Mais, insistons sur ce point, la DREN a besoin, pour réussir son pari, de l’appui de son premier partenaire, à savoir les parents d’élèves. Des rencontres périodiques sont ainsi organisées avec les associations des parents d’élèves, afin de partager l’information et les décisions à prendre. C’est dans ce cadre que ces organisations bénéficient de bureaux, au sein de la DREN et des IDEN.

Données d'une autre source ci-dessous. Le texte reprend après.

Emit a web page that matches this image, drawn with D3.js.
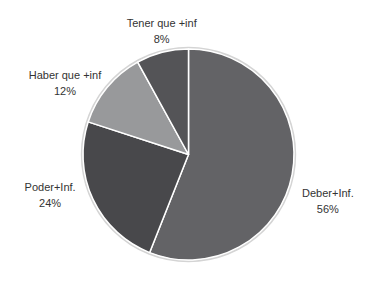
<!DOCTYPE html>
<html><head><meta charset="utf-8">
<script src="https://cdn.jsdelivr.net/npm/d3@7"></script>
<style>html,body{margin:0;padding:0;background:#fff;}</style>
</head><body>
<svg id="c" width="374" height="296"></svg>
<script>
const categories = ["Deber+Inf.", "Poder+Inf.", "Haber que +inf", "Tener que +inf"];
const values = [56, 24, 12, 8];
const percentLabels = ["56%", "24%", "12%", "8%"];
const colors = ["#636366", "#48484b", "#98999b", "#545457"];

const svg = d3.select("#c");
const cx = 188.5, cy = 154.5, r = 105.5;
const g = svg.append("g").attr("transform", `translate(${cx},${cy})`);

const data = categories.map((c, i) => ({name: c, value: values[i], pct: percentLabels[i], color: colors[i]}));
const pie = d3.pie().value(d => d.value).sort(null);
const arcs = pie(data);
const arc = d3.arc().innerRadius(0).outerRadius(r);

// soft outer shadow ring
g.append("circle").attr("r", r + 1.2).attr("fill", "none").attr("stroke", "#d4d4d4").attr("stroke-width", 2);

g.selectAll("path.s").data(arcs).enter().append("path")
  .attr("class", "s")
  .attr("d", arc)
  .attr("fill", d => d.data.color)
  .attr("stroke", "#ffffff")
  .attr("stroke-width", 1.5)
  .attr("stroke-linejoin", "round");

// label placement: ellipse around the pie at mid-angle, with small best-fit nudges
const rx = 148, ry = 126;
const nudge = {"Deber+Inf.": [-6, 23], "Poder+Inf.": [-4.5, -13], "Haber que +inf": [-9.5, 9], "Tener que +inf": [10, -1.5]};
const lab = g.selectAll("g.l").data(arcs).enter().append("g").attr("class", "l")
  .attr("transform", d => {
    const a = (d.startAngle + d.endAngle) / 2;
    const n = nudge[d.data.name];
    return `translate(${rx * Math.sin(a) + n[0]},${-ry * Math.cos(a) + n[1]})`;
  });
lab.append("text").attr("y", -4).attr("text-anchor", "middle")
  .attr("font-family", "Liberation Sans, Arial, sans-serif").attr("font-size", 11)
  .attr("fill", "#333").text(d => d.data.name);
lab.append("text").attr("y", 12).attr("text-anchor", "middle")
  .attr("font-family", "Liberation Sans, Arial, sans-serif").attr("font-size", 11)
  .attr("fill", "#333").text(d => d.data.pct);
</script>
</body></html>
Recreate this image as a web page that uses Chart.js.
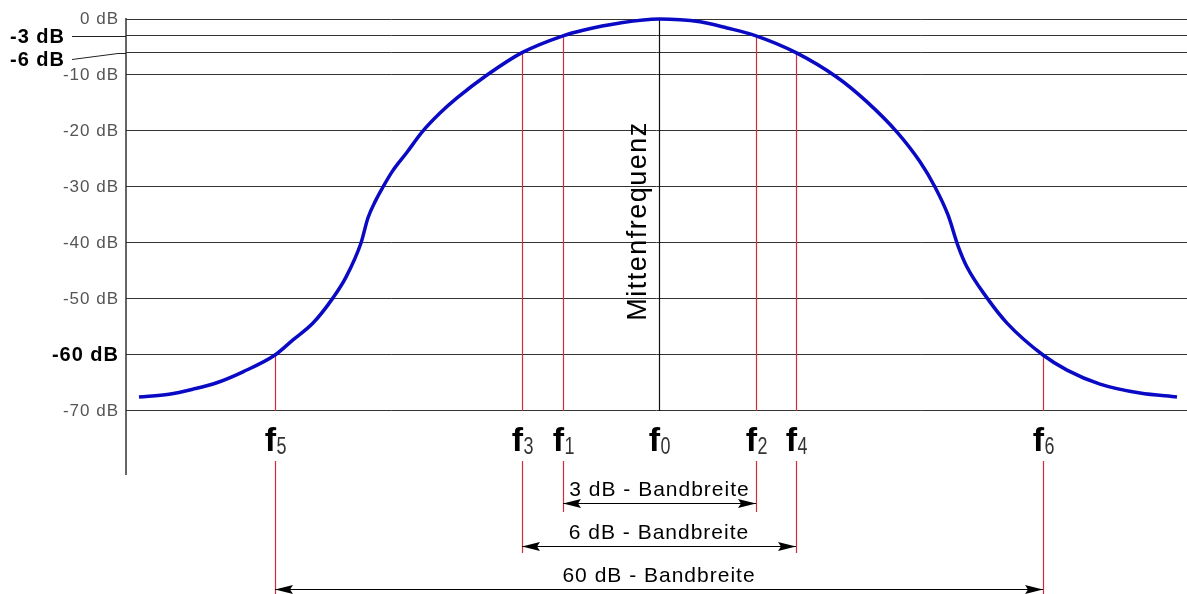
<!DOCTYPE html>
<html>
<head>
<meta charset="utf-8">
<script src="https://cdn.jsdelivr.net/npm/chart.js@4.4.0/dist/chart.umd.min.js"></script>
<style>
  html, body { margin: 0; padding: 0; background: #fff; }
  canvas { display: block; }
</style>
</head>
<body>
<canvas id="filterChart" width="1187" height="594"></canvas>
<script>
// frequency offset from the centre frequency (arbitrary units) and level in dB
const freq = [-5.20, -4.90, -4.66, -4.43, -4.16, -3.84, -3.66, -3.46, -3.26, -3.13,
  -2.98, -2.91, -2.83, -2.76, -2.67, -2.52, -2.37, -2.19, -2.02, -1.72,
  -1.37, -0.96, -0.76, -0.39, 0, 0.41, 0.68, 0.97, 1.37, 1.78,
  2.08, 2.38, 2.61, 2.76, 2.89, 2.99, 3.08, 3.28, 3.48, 3.84,
  4.08, 4.41, 4.81, 5.18];
const level = [-67.5, -67.0, -66.1, -65.0, -63.0, -60.0, -57.3, -54.3, -49.8, -46.1,
  -40.0, -35.5, -32.3, -30.0, -27.3, -23.8, -20.2, -16.8, -14.1, -10.0,
  -6.0, -3.0, -2.0, -0.7, 0, -0.5, -1.6, -3.0, -6.0, -10.4,
  -14.8, -20.2, -25.5, -30.0, -35.0, -40.5, -44.3, -49.8, -54.3, -60.0,
  -62.7, -65.2, -66.8, -67.5];

const dbTicks = [0, -3, -6, -10, -20, -30, -40, -50, -60, -70];
const sideTicks = [-3, -6];     // labelled further left, with a leader line

// f markers: subscript, frequency, level where the marker meets the curve
const markerNames = ["5", "3", "1", "0", "2", "4", "6"];
const markerFreq = [-3.84, -1.37, -0.96, 0, 0.97, 1.37, 3.84];
const markerLevel = [-60, -6, -3, 0, -3, -6, -60];

const bandNames = ["3 dB - Bandbreite", "6 dB - Bandbreite", "60 dB - Bandbreite"];
const bandFrom = [-0.96, -1.37, -3.84];
const bandTo = [0.97, 1.37, 3.84];

const centreLabel = "Mittenfrequenz";

const FONT = "'Liberation Sans', Arial, sans-serif";
Chart.defaults.font.family = FONT;

function arrowHead(ctx, tipX, y, dir) {
  ctx.beginPath();
  ctx.moveTo(tipX, y);
  ctx.lineTo(tipX + dir * 18, y - 4.5);
  ctx.lineTo(tipX + dir * 15, y);
  ctx.lineTo(tipX + dir * 18, y + 4.5);
  ctx.closePath();
  ctx.fill();
}

const annotations = {
  id: "annotations",
  beforeDraw(chart) {
    chart.ctx.letterSpacing = "1px";
  },
  beforeDatasetsDraw(chart) {
    const { ctx, chartArea: area, scales: { x, y } } = chart;
    const bottom70 = y.getPixelForValue(-70);
    const labelBase = area.bottom - 24;
    const bandY = [area.bottom + 28, area.bottom + 71, area.bottom + 114];
    const lineEnd = [area.bottom + 37, area.bottom + 78, chart.height];

    ctx.save();

    // y axis line
    ctx.strokeStyle = "#333";
    ctx.lineWidth = 1.5;
    ctx.beginPath();
    ctx.moveTo(area.left, area.top - 1);
    ctx.lineTo(area.left, area.bottom);
    ctx.stroke();

    // -3 / -6 dB labels with leaders
    ctx.lineWidth = 1;
    ctx.strokeStyle = "#222";
    ctx.fillStyle = "#000";
    ctx.font = "bold 20px " + FONT;
    ctx.letterSpacing = "1px";
    ctx.textAlign = "left";
    ctx.textBaseline = "middle";
    sideTicks.forEach((v, i) => {
      const py = Math.round(y.getPixelForValue(v)) + 0.5;
      const drop = i * 6;
      ctx.beginPath();
      ctx.moveTo(72, py + drop);
      ctx.lineTo(area.left - 8, py);
      ctx.lineTo(area.left, py);
      ctx.stroke();
      ctx.fillText(v + " dB", 10, py + drop + 1);
    });

    // marker lines and f labels
    markerFreq.forEach((f, i) => {
      const px = Math.round(x.getPixelForValue(f)) + 0.5;
      const centre = f === 0;
      ctx.strokeStyle = centre ? "#111" : "#d42a3a";
      ctx.lineWidth = 1.2;
      ctx.beginPath();
      ctx.moveTo(px, y.getPixelForValue(markerLevel[i]));
      ctx.lineTo(px, bottom70);
      if (!centre) {
        let b = bandFrom.indexOf(f);
        if (b < 0) b = bandTo.indexOf(f);
        ctx.moveTo(px, area.bottom - 14);
        ctx.lineTo(px, lineEnd[b]);
      }
      ctx.stroke();

      ctx.fillStyle = "#000";
      ctx.letterSpacing = "0px";
      ctx.font = "bold 34px " + FONT;
      ctx.textAlign = "right";
      ctx.textBaseline = "alphabetic";
      ctx.fillText("f", px + 0.5, labelBase);
      ctx.save();
      ctx.translate(px + 1, labelBase + 3);
      ctx.scale(0.78, 1);
      ctx.font = "23px " + FONT;
      ctx.fillStyle = "#333";
      ctx.textAlign = "left";
      ctx.fillText(markerNames[i], 0, 0);
      ctx.restore();
    });

    // bandwidth arrows
    bandNames.forEach((name, b) => {
      const x1 = x.getPixelForValue(bandFrom[b]);
      const x2 = x.getPixelForValue(bandTo[b]);
      const yy = Math.round(bandY[b]) + 0.5;
      ctx.strokeStyle = "#000";
      ctx.fillStyle = "#000";
      ctx.lineWidth = 1;
      ctx.beginPath();
      ctx.moveTo(x1, yy);
      ctx.lineTo(x2, yy);
      ctx.stroke();
      arrowHead(ctx, x1, yy, 1);
      arrowHead(ctx, x2, yy, -1);
      ctx.font = "21px " + FONT;
      ctx.letterSpacing = "1px";
      ctx.textAlign = "center";
      ctx.textBaseline = "alphabetic";
      ctx.fillText(name, (x1 + x2) / 2, yy - 8);
    });

    // centre frequency label
    ctx.save();
    ctx.translate(x.getPixelForValue(0) - 13, area.top + 202);
    ctx.rotate(-Math.PI / 2);
    ctx.font = "27px " + FONT;
    ctx.letterSpacing = "1.5px";
    ctx.fillStyle = "#000";
    ctx.textAlign = "center";
    ctx.textBaseline = "alphabetic";
    ctx.fillText(centreLabel, 0, 0);
    ctx.restore();

    ctx.restore();
  }
};

new Chart(document.getElementById("filterChart"), {
  type: "line",
  data: {
    datasets: [{
      data: freq.map((f, i) => ({ x: f, y: level[i] })),
      borderColor: "#0a0ac4",
      borderWidth: 3.5,
      pointRadius: 0,
      cubicInterpolationMode: "monotone",
      clip: false
    }]
  },
  options: {
    responsive: false,
    animation: false,
    layout: { padding: { top: 19, bottom: 119, left: 0, right: 0 } },
    plugins: { legend: { display: false }, tooltip: { enabled: false } },
    scales: {
      x: { type: "linear", min: -5.33, max: 5.28, display: false },
      y: {
        min: -81.43,
        max: 0,
        afterBuildTicks: s => { s.ticks = dbTicks.map(v => ({ value: v })); },
        afterFit: s => { s.width = 126; },
        border: { display: false },
        grid: { color: "#333", lineWidth: 1, drawTicks: false },
        ticks: {
          autoSkip: false,
          padding: 7,
          callback: v => sideTicks.includes(v) ? "" : v + " dB",
          color: c => (c.tick && c.tick.value === -60) ? "#000" : "#555",
          font: c => (c.tick && c.tick.value === -60) ? { size: 20, weight: "bold" } : { size: 17 }
        }
      }
    }
  },
  plugins: [annotations]
});
</script>
</body>
</html>
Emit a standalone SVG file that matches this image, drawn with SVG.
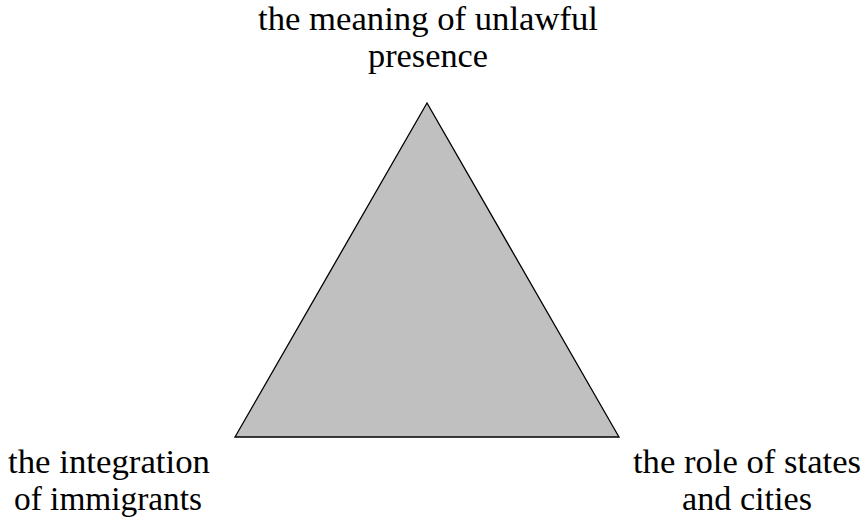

La direction régionale s’est également approchée de la station régionale de radio et télévision, pour des émissions de sensibilisation sur, entre autres, le respect de la carte scolaire… et l’importance du sport pour tous : les filles du lycée de Tidjikdja disposent ainsi d’une salle de gymnastique. Cette approche de la DREN du Tagant gagnerait à être capitalisée et vulgarisée dans le pays, par le Département et son nouveau ministre. Elle permet d’obtenir, avec le sérieux requis, une idée exacte du niveau de nos élèves et, partant, d’apporter les correctifs nécessaires.
Grosses contraintes
Mais pour réussir le pari du redressement du niveau des apprenants, il faut des moyens conséquents. La DREN et ses IDEN en manquent, hélas. En premier lieu, le parc automobile qui n’existe que de nom. Le directeur régional ne dispose que d’une vieille bagnole, n’osant pas quitter le goudron. Que dire des inspections départementales, dans les régions difficiles d’accès, comme Tichitt ou la majeure grande partie de l’arrondissement de Boubacar Ben Amer (Ghoudiya) ? C’est dire que l’encadrement, par les inspecteurs, pose réellement problème, dans cette wilaya accidentée. A cela, il faut ajouter la déliquescence de certaines écoles mal construites qu’il faut vite réhabiliter, l’absence de clôtures et de latrines, en certains cas, l’éloignements des établissements les uns des autres, contrariant leur regroupement, l’ensablement d’autres, comme le lycée de Tidjikja ou les locaux de l’IDEN, l’absence de salles spécialisées en informatique et autres moyens audiovisuels.